Resistance to Change

Organizational culture and resistance to change are common challenges companies must address to implement effective carbon reduction strategies.


Case Studies of Success

Carbon Neutral Companies

Examples of companies achieving carbon neutrality include Microsoft and Unilever. These organizations implemented effective strategies to reduce and offset emissions.


Lessons Learned

Key lessons from these success stories include:

  • Setting clear, measurable goals.
  • Engaging all organizational levels.
  • Maintaining transparency in progress reporting.



Conclusion

Achieving the ideal carbon footprint in the energy sector is ambitious but attainable. By focusing on emissions reduction, adopting renewable energy, and investing in sustainable technologies, companies can contribute to climate change mitigation, realize economic benefits, and strengthen their reputation. Clear goals and collaborative efforts are essential for a sustainable future.


  • What is the carbon footprint in the energy sector?
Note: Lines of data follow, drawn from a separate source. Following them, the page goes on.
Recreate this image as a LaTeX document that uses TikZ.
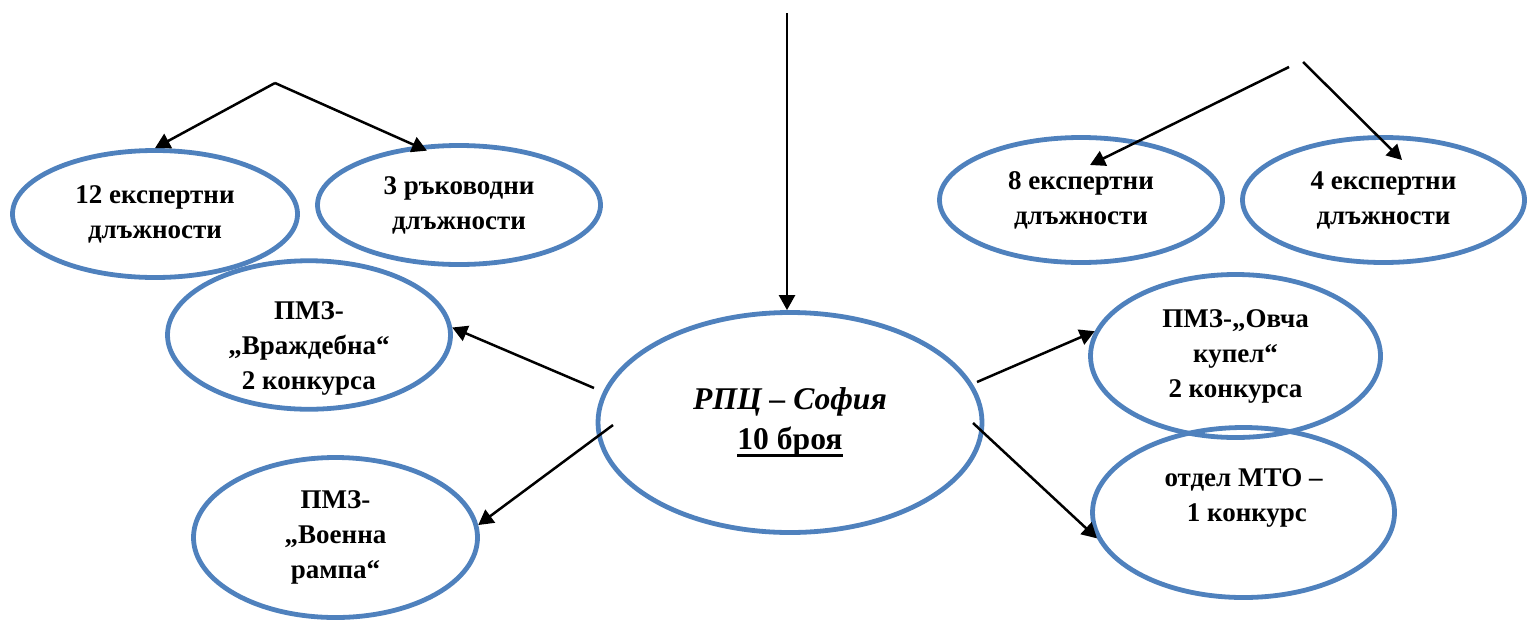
\documentclass[tikz,border=0pt]{standalone}
\usepackage{fontspec}
\setmainfont{Liberation Serif}
\usetikzlibrary{shapes.geometric,arrows.meta}
\definecolor{ellblue}{RGB}{79,129,189}
% heavier underline, as in the original
\newcommand{\thickul}[1]{\setbox0\hbox{#1}\rlap{\rule[-3.5pt]{\wd0}{1.5pt}}\box0}
% text set a little lower than the middle of its bubble
\newcommand{\lowtext}[1]{\raisebox{-6pt}[\height][\depth]{\begin{tabular}{@{}c@{}}#1\end{tabular}}}

\begin{document}
\begin{tikzpicture}[x=0.5pt, y=-0.5pt,
    bubble/.style 2 args={ellipse, draw=ellblue, line width=2.4pt, inner sep=0pt,
        minimum width=#1pt, minimum height=#2pt, align=center,
        font=\bfseries\fontsize{13.5}{17.5}\selectfont},
    arr/.style={-{Triangle[length=7.5pt,width=8pt]}, line width=1.25pt}]
    \useasboundingbox (0,0) rectangle (1529,627);

    % Centre
    \node[bubble={192}{110}, font=\bfseries\fontsize{15.8}{20}\selectfont] (rpc) at (790,422.5)
        {\textit{РПЦ – София}\\\thickul{10 броя}};

    % Left group
    \node[bubble={142.5}{63.5}] (exp12) at (155,214) {12 експертни\\длъжности};
    \node[bubble={141.5}{59.5}] (lead3) at (459,205) {3 ръководни\\длъжности};
    \node[bubble={141.5}{67.5}] (vrazh) at (309,335) {\lowtext{ПМЗ-\\„Враждебна“\\2 конкурса}};
    \node[bubble={142}{80}] (voenna) at (335.5,537.5) {ПМЗ-\\„Военна\\рампа“};

    % Right group
    \node[bubble={141.5}{62.5}] (exp8) at (1081,200) {8 експертни\\длъжности};
    \node[bubble={141}{62.5}] (exp4) at (1383.5,200) {4 експертни\\длъжности};
    \node[bubble={145}{81.5}] (ovcha) at (1235.5,356) {ПМЗ-„Овча\\купел“\\2 конкурса};
    \node[bubble={151}{85}] (mto) at (1243.5,512.5) {отдел МТО –\\\ 1 конкурс\\\mbox{}};

    % Free ends of the connectors
    \coordinate (top) at (787,13);
    \coordinate (splitL) at (275,83);
    \coordinate (splitR1) at (1289,67);
    \coordinate (splitR2) at (1303,62);
    \coordinate (cL1) at (594,388);
    \coordinate (cL2) at (613,425);
    \coordinate (cR1) at (977,382);
    \coordinate (cR2) at (973,423);

    % Arrow down into the centre
    \draw[arr] (top) -- (top |- rpc.north);

    % Top splits
    \draw[arr] (splitL) -- (exp12.north);
    \draw[arr] (splitL) -- ([yshift=-3pt]lead3.118);
    \draw[arr] (splitR1) -- ([shift={(9,-35)}]exp8.center);
    \draw[arr] (splitR2) -- ([shift={(18.5,-40)}]exp4.center);

    % Out of the centre
    \draw[arr] (cL1) -- (vrazh.3);
    \draw[arr] (cL2) -- (voenna.5);
    \draw[arr] (cR1) -- (ovcha.170);
    \draw[arr] (cR2) -- (mto.190);
\end{tikzpicture}
\end{document}
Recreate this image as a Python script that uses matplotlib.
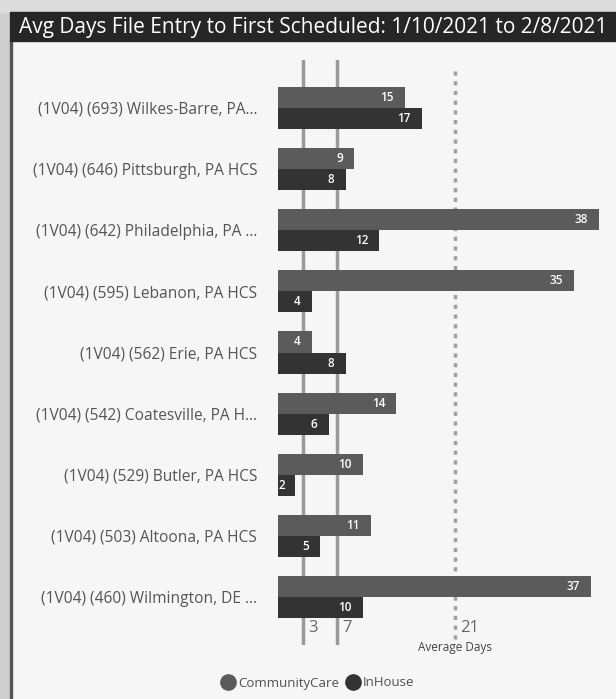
"""Avg days file entry to first scheduled, CommunityCare vs InHouse by site."""

import matplotlib.pyplot as plt
from matplotlib.lines import Line2D
from matplotlib.patches import Rectangle

SITES = [
    '(1V04) (693) Wilkes-Barre, PA...',
    '(1V04) (646) Pittsburgh, PA HCS',
    '(1V04) (642) Philadelphia, PA ...',
    '(1V04) (595) Lebanon, PA HCS',
    '(1V04) (562) Erie, PA HCS',
    '(1V04) (542) Coatesville, PA H...',
    '(1V04) (529) Butler, PA HCS',
    '(1V04) (503) Altoona, PA HCS',
    '(1V04) (460) Wilmington, DE ...',
]
COMMUNITY_CARE = [15, 9, 38, 35, 4, 14, 10, 11, 37]
IN_HOUSE = [17, 8, 12, 4, 8, 6, 2, 5, 10]
REF_LINES = [3, 7]
AVERAGE_DAYS = 21

CC_COLOR = '#5b5b5b'
IH_COLOR = '#333333'
W, H = 616, 699
FONT = 'Open Sans'


def main():
    fig = plt.figure(figsize=(W / 100, H / 100), dpi=100)
    fig.patch.set_facecolor('#f6f6f6')

    # screenshot frame: grey strip on the left and top, dark title bar
    fig.add_artist(Rectangle((0, 0), 10 / W, 1, transform=fig.transFigure,
                             color='#cfcfcf', zorder=0))
    fig.add_artist(Rectangle((10 / W, 0), 2 / W, 1 - 40 / H, transform=fig.transFigure,
                             color='#555555', zorder=0))
    fig.add_artist(Rectangle((0, 1 - 12 / H), 1, 12 / H, transform=fig.transFigure,
                             color='#dcdcdc', zorder=0))
    fig.add_artist(Rectangle((10 / W, 1 - 41 / H), 1, 29 / H, transform=fig.transFigure,
                             color='#262626', zorder=1))
    fig.text(19 / W, 1 - 27 / H,
             'Avg Days File Entry to First Scheduled: 1/10/2021 to 2/8/2021',
             color='white', fontsize=15, va='center', ha='left', family=FONT)

    left, right, top, bottom = 278, 616, 60, 645
    ax = fig.add_axes([left / W, 1 - bottom / H, (right - left) / W, (bottom - top) / H])
    ax.set_facecolor('none')

    n = len(SITES)
    pos = list(range(n))
    bh = 0.345
    ax.barh([p - bh / 2 for p in pos], COMMUNITY_CARE, height=bh, color=CC_COLOR,
            zorder=3, label='CommunityCare')
    ax.barh([p + bh / 2 for p in pos], IN_HOUSE, height=bh, color=IH_COLOR,
            zorder=3, label='InHouse')

    for p, cc, ih in zip(pos, COMMUNITY_CARE, IN_HOUSE):
        ax.text(cc - 1.3, p - bh / 2, str(cc), color='white', fontsize=8.5,
                ha='right', va='center', zorder=4, family=FONT, fontweight='semibold')
        ax.text(max(ih - 1.3, 0.8), p + bh / 2, str(ih), color='white',
                fontsize=8.5, ha='right', va='center', zorder=4, family=FONT,
                fontweight='semibold')

    span = 9.57
    ax.set_ylim(-0.785 + span, -0.785)
    ax.set_xlim(0, 40)

    for x in REF_LINES:
        ax.axvline(x, color='#9a9a9a', lw=2.5, zorder=2)
        ax.text(x + 0.6, 8.5, str(x), color='#666666', fontsize=12,
                ha='left', va='center', family=FONT)
    ax.axvline(AVERAGE_DAYS, ymin=0.01, ymax=0.99, color='#a0a0a0', lw=2.5,
               ls=(0, (1.2, 1.6)), zorder=2)
    ax.text(AVERAGE_DAYS + 0.6, 8.5, str(AVERAGE_DAYS), color='#666666',
            fontsize=12, ha='left', va='center', family=FONT)
    ax.text(AVERAGE_DAYS, 8.72, 'Average Days', color='#444444', fontsize=8.5,
            ha='center', va='top', family=FONT, clip_on=False)

    ax.set_yticks(pos)
    ax.set_yticklabels(SITES, fontsize=11.2, color='#555555', family=FONT)
    ax.tick_params(axis='y', length=0, pad=15)
    ax.set_xticks([])
    for s in ax.spines.values():
        s.set_visible(False)

    handles = [
        Line2D([], [], marker='o', ls='', color=CC_COLOR, markersize=11),
        Line2D([], [], marker='o', ls='', color=IH_COLOR, markersize=11),
    ]
    fig.legend(handles, ['CommunityCare', 'InHouse'], loc='center',
               bbox_to_anchor=(318 / W, 1 - 683 / H), ncol=2, frameon=False,
               handlelength=0.9, handletextpad=0.3, columnspacing=0.6,
               prop={'family': FONT, 'size': 9.5}, labelcolor='#505050')

    fig.savefig('out.png', dpi=100, facecolor=fig.get_facecolor())
    plt.close(fig)


if __name__ == '__main__':
    main()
    It is the total greenhouse gas emissions produced through energy production, distribution, and consumption, measured in tons of CO2 equivalent (tCO2e).



  • Why is reducing the carbon footprint important for energy companies?

    Reducing the carbon footprint helps meet global climate goals, ensures regulatory compliance, and improves competitiveness and sustainability.



  • What are Scope 1, Scope 2, and Scope 3 emissions?

    Scope 1: Direct emissions from controlled sources.

    Scope 2: Indirect emissions from purchased electricity.

    Scope 3: Indirect emissions across the supply chain.

  • What are some strategies to achieve carbon neutrality?

    Key strategies include switching to renewable energy, enhancing energy efficiency, participating in carbon offset programs, and adopting clean technologies like carbon capture.



  • What are the main challenges in reducing a company’s carbon footprint?

    Challenges include high initial costs for technology adoption, resistance to organizational change, and aligning operations with sustainability goals.